Hammer Films does Dracula! (The Horror of Dracula)

Featured photo above by Artist Daniel Horne.


Hammer Film’s Dracula was released in 1958. It was a British horror film directed by Terence Fisher and written by Jimmy Sangster based on Bram Stoker’s novel of the same name.
This version of Dracula was the first in the series of Hammer Horror films featuring the now famous, Christopher Lee as Count Dracula. Dracula also teamed up Lee with Peter Cushing who played Doctor Van Helsing, along with Michael Gough, Melissa Stribling, Carol Marsh, and John Van Eyssen.
When Dracula open in the U.S. market, the film was retitled Horror of Dracula as to avoid confusion with the earlier Dracula (1931) starring Bela Lugosi, and the film was released in the U.S. in 1958 on a double feature with the Universal film The Thing That Couldn’t Die.

Most monster kids from the 1960’s and 1970’s were introduced to Hammer Films which were then being run on evening television. It swept the genre in the U.S, and re-introduced Frankestein’s Monster and Dracula to a new generation. Hammer films, unlike Universals monsters were filmed in color. The color versions of these classics gave the films more realistic scenes, showing blood and a little more sexual content. One could always count on some nice cleavage when watching a Hammer film!


Ingrid Pitt a German Hottie and Hammer Star! She did not appear in the Horror of Dracula… But hey.. She didn’t have too to make it into this blog post!

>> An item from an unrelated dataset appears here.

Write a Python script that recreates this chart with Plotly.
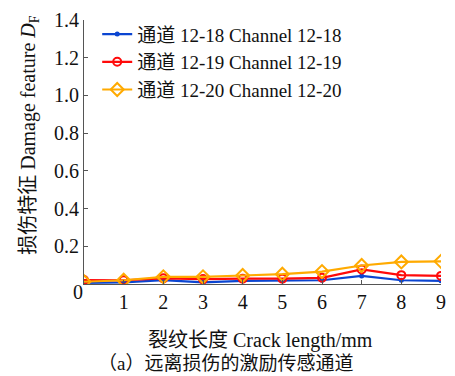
import plotly.graph_objects as go

# Crack length (mm) and damage feature per excitation-sensing channel
crack_length = [0, 1, 2, 3, 4, 5, 6, 7, 8, 9]
ch_12_18 = [0.006, 0.009, 0.021, 0.009, 0.017, 0.017, 0.020, 0.043, 0.020, 0.017]
ch_12_19 = [0.021, 0.020, 0.030, 0.026, 0.028, 0.028, 0.033, 0.077, 0.047, 0.043]
ch_12_20 = [0.012, 0.020, 0.038, 0.038, 0.045, 0.052, 0.066, 0.098, 0.117, 0.120]

names = [
    "通道 12-18 Channel 12-18",
    "通道 12-19 Channel 12-19",
    "通道 12-20 Channel 12-20",
]
y_ticks = [0.2, 0.4, 0.6, 0.8, 1.0, 1.2, 1.4]
x_ticks = [1, 2, 3, 4, 5, 6, 7, 8, 9]

FONT = "Liberation Serif, Times New Roman, Noto Sans CJK SC, serif"
FS = 20

fig = go.Figure()
fig.add_trace(go.Scatter(
    x=crack_length, y=ch_12_18, name=names[0], mode="lines+markers",
    line=dict(color="#0b45d1", width=2.2),
    marker=dict(symbol="circle", size=5, color="#0b45d1"),
))
fig.add_trace(go.Scatter(
    x=crack_length, y=ch_12_19, name=names[1], mode="lines+markers",
    line=dict(color="#ff0a0a", width=2.2),
    marker=dict(symbol="circle-open", size=8, color="#ff0a0a", line=dict(width=2)),
))
fig.add_trace(go.Scatter(
    x=crack_length, y=ch_12_20, name=names[2], mode="lines+markers",
    line=dict(color="#ffaa00", width=2.2),
    marker=dict(symbol="diamond-open", size=10, color="#ffaa00", line=dict(width=2)),
))

axis_common = dict(
    showline=True, linecolor="#555555", linewidth=1.2,
    ticks="inside", ticklen=4, tickcolor="#555555",
    showgrid=False, zeroline=False,
    tickfont=dict(family=FONT, size=FS, color="#111111"),
)

fig.update_layout(
    width=455, height=376,
    margin=dict(l=84, r=9, t=17, b=92),
    paper_bgcolor="white", plot_bgcolor="white",
    font=dict(family=FONT, size=FS, color="#111111"),
    xaxis=dict(range=[0, 9], tickvals=x_ticks, **axis_common),
    yaxis=dict(range=[0, 1.4], tickvals=y_ticks,
               ticktext=[f"{v:.1f}" for v in y_ticks], **axis_common),
    showlegend=True,
    legend=dict(
        x=0.037, y=1.018, xanchor="left", yanchor="top",
        bgcolor="rgba(0,0,0,0)", borderwidth=0,
        font=dict(family=FONT, size=19, color="#111111"),
        tracegroupgap=0, itemwidth=30,
    ),
    annotations=[
        dict(text="0", xref="paper", yref="paper", x=-0.036, y=-0.032,
             yanchor="middle", showarrow=False, font=dict(family=FONT, size=FS)),
        dict(text="损伤特征 Damage feature <i>D</i><sub>F</sub>",
             xref="paper", yref="paper", x=-0.194, y=0.566, textangle=-90,
             showarrow=False, font=dict(family=FONT, size=FS)),
        dict(text="裂纹长度 Crack length/mm", xref="paper", yref="paper",
             x=0.495, y=-0.215, yanchor="middle", showarrow=False,
             font=dict(family=FONT, size=FS)),
        dict(text="（a）远离损伤的激励传感通道", xref="paper", yref="paper",
             x=0.395, y=-0.3, yanchor="middle", showarrow=False,
             font=dict(family=FONT, size=19)),
    ],
)

fig.write_html("out.html")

The Horror of Dracula was produced by Bray Studios in 1957 costing approximately £81,000 which is about equal to $98,000 (modern U.S. Dollars). As Count Dracula, Lee’s characterization created the image of the fanged vampire in pop culture.


British Pop- Culture expert Sir Christopher Frayling writes, “Dracula introduced fangs, red contact lenses, décolletage, ready-prepared wooden stakes and – in the celebrated credits sequence – blood being spattered from off-screen over the Count’s coffin.” Lee also introduced a dark, brooding sexuality to the character, with Tim Stanley stating, “Lee’s sensuality was subversive in that it hinted that women might quite like having their neck chewed on by a stud”.

According to a 2017 a poll of 150 actors, directors, writers, producers and critics for Time Out magazine saw Horror of Dracula ranked the 65th best British film ever. Empire magazine ranked Lee’s portrayal as Count Dracula the 7th Greatest Horror Movie Character of All Time.